起業

株式会社設立には募集設立と発起設立とがありますが、設立の多くは発起設立になります。
今回は株式会社発起設立についての「機関(取締役など)の決定」について解説致します。

■株式会社の発起設立の手順
1.商号の調査・決定
2.目的の調査・決定
3.定款の作成
4.定款の認証
5.株式発行事項の決定と引き受け
6.出資の履行による会社財産の形成と株主の確定
7.機関(取締役など)の決定 ←今回はここの話
8.法務局へ登記

設立時役員の決定

発起人は出資の履行が完了したあと遅滞なく、設立時取締役を選任しなければならないと定まっています。

■設立時役員とは
会社設立前に株式会社の取締役や監査役が存在するのは不自然で、設立前後では職務が違う場合もあるので、設立後と区別して「設立時取締役等」が定められています。

■選任の方法
「株式発行事項の決定」は発起人全員の同意でしたが、設立時取締役等の選任は発起人が引き受けた株式数に応じた議決権の過半数で決定されます。
必ずしも発起人集会のような会議を開催して選任する必要はなく、持回りまたは書面などによることもできます。

※なお定款で設立時取締役等として定められた者は出資の履行が完了した時点で専任されたものとみなされます。

決議書の例 

■設立時取締役の選任

設立時取締役選任及び本店所在場所決議書
令和○年○月○日○○商事株式会社創立事務所において発起人全員出席し(又は議決権の過半数を有する発起人出席し)その全員の一致の決議により次のように設立時取締役及び本店所在場所を次のとおり選任,決定した。
設立時取締役 ○県○市○町○丁目○番○号 ○○太郎
○県○市○町○丁目○番○号 ○○一郎

本店 ○県○市○町○丁目○番○号
上記決定事項を証するため,発起人の全員(又は出席した発起人)は,次のとおり記名押印(又は署名)する。

令和○年○月○日
○○商事株式会社
発 起 人 ○○太郎 ㊞
発 起 人 ○○一郎 ㊞

※定款で本店所在地を最後まで決めていない場合は本店の住所も決議します。

発起人の中から選任された被選任者が席上で就任を承諾し、その旨の記載し、被選任者の住所の記載及び被選任者の記名押印(設立時取締役は実印を押印、設立時監査役については認印で構いません。
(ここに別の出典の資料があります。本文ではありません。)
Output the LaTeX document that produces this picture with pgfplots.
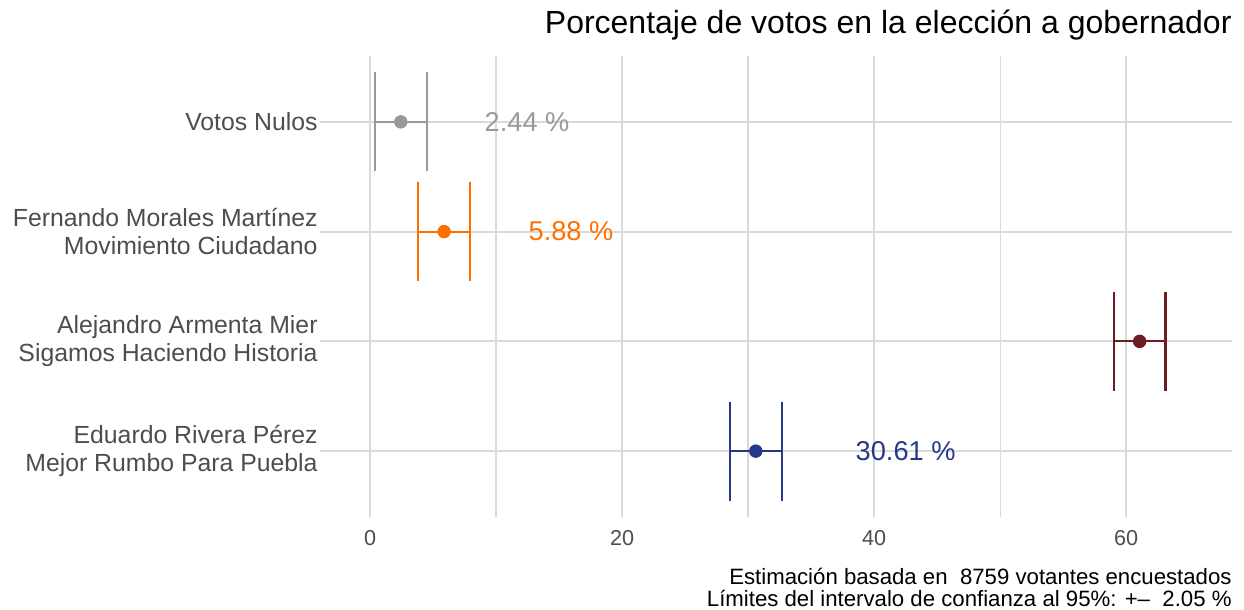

)が決議書にある場合には,就任承諾書を省略することができます。
就任承諾書を省略する場合でも、設立時取締役の印鑑証明書は必要になります。
発起人以外から設立時取締役(又は設立時監査役)を選任した場合には就任承諾書を添付することが必要です。

■設立時代表取締役の選定

設立時代表取締役選定決議書
令和○年○月○日○○商事株式会社創立事務所において発起人全員出席し(又は過半数の発起人出席し)その全員の一致の決議により次のように設立時代表取締役を選定した。なお,被選定者は即時その就任を承諾した。

設立時代表取締役 ○県○市○町○丁目○番○号 ○○太郎

上記設立時代表取締役の選定を証するため,発起人の全員(又は出席した発起人)は,次のとおり記名押印する。

令和○年○月○日
○○商事株式会社
発起人 ○○太郎 ㊞
発起人 ○○一郎 ㊞

発起人の中から選定された被選定者が席上で就任を承諾し、その旨の記載があり、被選定者の記名押印が決議書にある場合には、就任承諾書を省略することができます。

定款に記載して決定する場合

第〇章 附 則
(設立時取締役等)
第〇〇条 当会社の設立時取締役及び設立時代表取締役は、次のとおりである。
設立時取締役 ○○○○
設立時取締役 □□□□
設立時代表取締役 ○○○○

定款の場合、通常は最後の附則の章に記載します。